Troublesome disguises: the Goddard monument at East Woodhay Church




Over to this slightly remote church (for the area) last night
http://www.stmartinschurch.hampshire.org.uk/rental.htm
at East Woodhay, justly rated for its acoustics and the total quiet outside, to listen to Stile Antico perform this concert
http://www.stileantico.co.uk/concerts/2016/05/10/the-touches-of-sweet-harmony-6
of Shakespearean or Shakespeare-inspired music. No plans, apparently, to release a CD, which I was very sorry to hear. Byrd's 'Tristitia et anxietas' was new to me, and overwhelming. They must at some time (surely) release Nico Muhly's 'Gentle sleep', a setting of words - snatches of text- from Henry V (IV i), a clever reduction of Henry's self-serving orotundities into something moving, with wonderful writing for high soprano and bass.

But the surprise in the church was this memorial to the left of the altar:


The inscriptions tell you all I know:

"Near this place lies the body of Edward GODDARD Esq, son of Wm GODDARD Esq, late of this parish, by Elizabeth his wife who was the daughter of John D’OYLE Esq, an ancient and honourable family in the county of Oxford. He married Elizabeth the daughter of Edward GODDARD Esquire of Ogbourne St Andrews in the County
of Wilts, by whom he had no issue.
He was a person of sober life and conversation, constant in his devotions both publick and private, whom neither the pleasures of the age did lead into excess, nor the vices corrupt.
By his last will he testified his respect for the House of God both in this parish and in that of his Manor of Castle Eaton in the County of Wilts in both of which parishes the poor also will receive lasting tokens of his charity
He died the 7th day of October 1724 aged 65.

Elizabeth GODDARD, relict of Edward GODDARD Esq, a pious and charitable lady, by her last will left one hundred pounds, the interest whereof to be layd out by the Minister and Church Wardens in Linen for the poor of this parish.
With this money and twenty pounds added were purchased lands in Ashmansworth viz one toft and eight acres of bond land in the fields there and Redland Coppice and lands in Privet Field, Wm RIME, Tennant in Trust, for the uses aforesaid.

She died the 30th day of September 1732 aged 72."

The couple must have been related, outside the regulations about consanguinity, a Hampshire Goddard marrying a Wiltshire one. Their full-length figures are slightly smaller than life-size, but so raised up as to suggest the grand manner. 

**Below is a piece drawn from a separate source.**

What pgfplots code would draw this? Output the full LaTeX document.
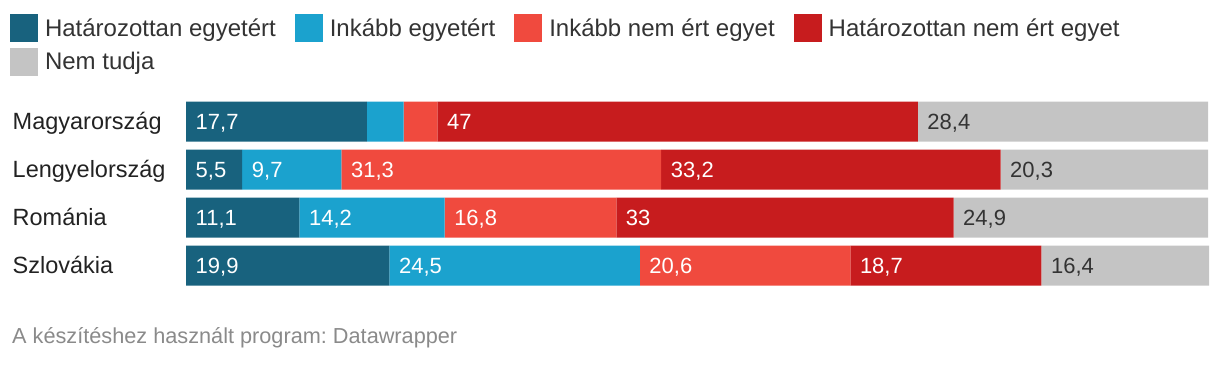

Edward and Elizabeth are a Gainsborough couple before Gainsborough; squirearchy out of Fielding or Hogarth. As the inscription tells us, Edward married Elizabeth "by whom he had no issue", so the memorial lacks the usual rising tide of offspring. To validate themselves, Edward has his sword and books:



He looks out into the world. Elizabeth is given no extra attributes: she is just herself (except that she looks at her husband, so that in some senses he validates her). But she is striking, erect and proud, rising from her drapery like an English Minerva:





The eyes, undrilled, make her remote. I'm interested in the contrast of their clothes: hers, tempestuous, make his look geometrical. The sculptor gave full detail:



I suggested 'Minerva', but further reflection might suggest that these attires, these 'troublesome disguises which we wear' cast him as reason, her as passion. He has her (however), safely corralled off at the church's east end.



I liked the self-approval, the complacency: they were no doubt charitable and pious, but they loom over the altar in proprietorial fashion. "He testified his respect for the House of God" by condescending to be there, in life and thereafter.


In this review of an exhibition of swagger portraits, Andrew Graham-Dixon  speaks of a "streak of solemn, anti-theatrical, empirical grand manner portraiture": 

Here it is in a Hampshire Church monument. I wonder what they were like! Absorbed, really, in the specifics of land-ownership, I guess.